Now, the recent push towards climate action is grounded in the collective awareness and probably fear about not only our individual human finitude, but also the impotence and insignificance of human beings in the greater context of nature. Humanity is capable of destroying nature, but not simply reverse the destruction and thus simply control nature. Such revelation appears as the “final assault” against anthropocentrism, which still might last decades for it to materialize. Scientists argue that the 1.5 °C goal is not feasible, but that humanity should rather prepare for 3 °C that could be reached by the end of this century.
 
(source: CGTN)
 
Climate change, the global pandemic as well as the post-humanist scenarios related to the potential impact of artificial intelligence are all connected in the sense of humanity’s overreliance on technology, but the awareness that technology alone won’t resolve those global challenges. Instead, global political will is needed.
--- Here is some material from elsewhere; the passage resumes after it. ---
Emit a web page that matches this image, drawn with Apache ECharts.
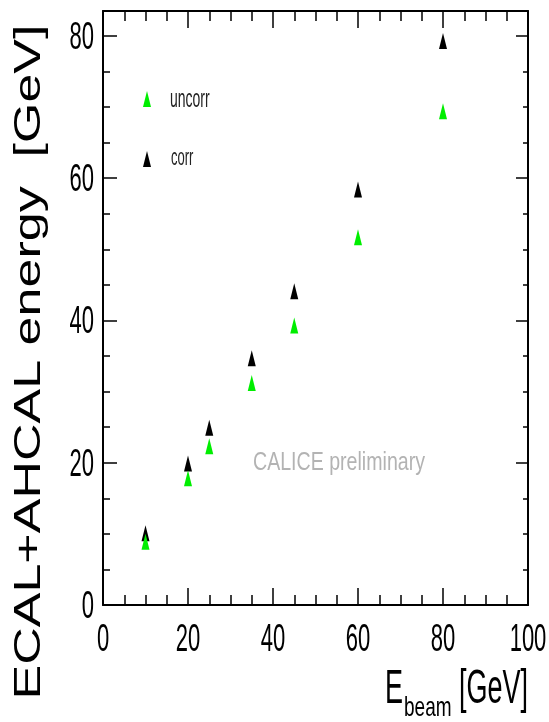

Climate success is a matter of global governance, which is the possibility and necessity of global collaboration. There is no time for great power rivalry. Governance mechanisms are necessary that emphasize commonalities, but respect differences and the joint will to overcome those difference over time. Governments need to develop technological solutions as much as elaborate solutions to technological barriers and unintended reverse effects of optimizations. Governments also need jointly to elaborate solutions to non-technological factors to overcome the governance gaps and mitigate negative impacts on the environment, economy, and society. Last but not least, more immediate and sustained cuts to GHG emissions might become inevitable, but those cuts must be done in socially just ways.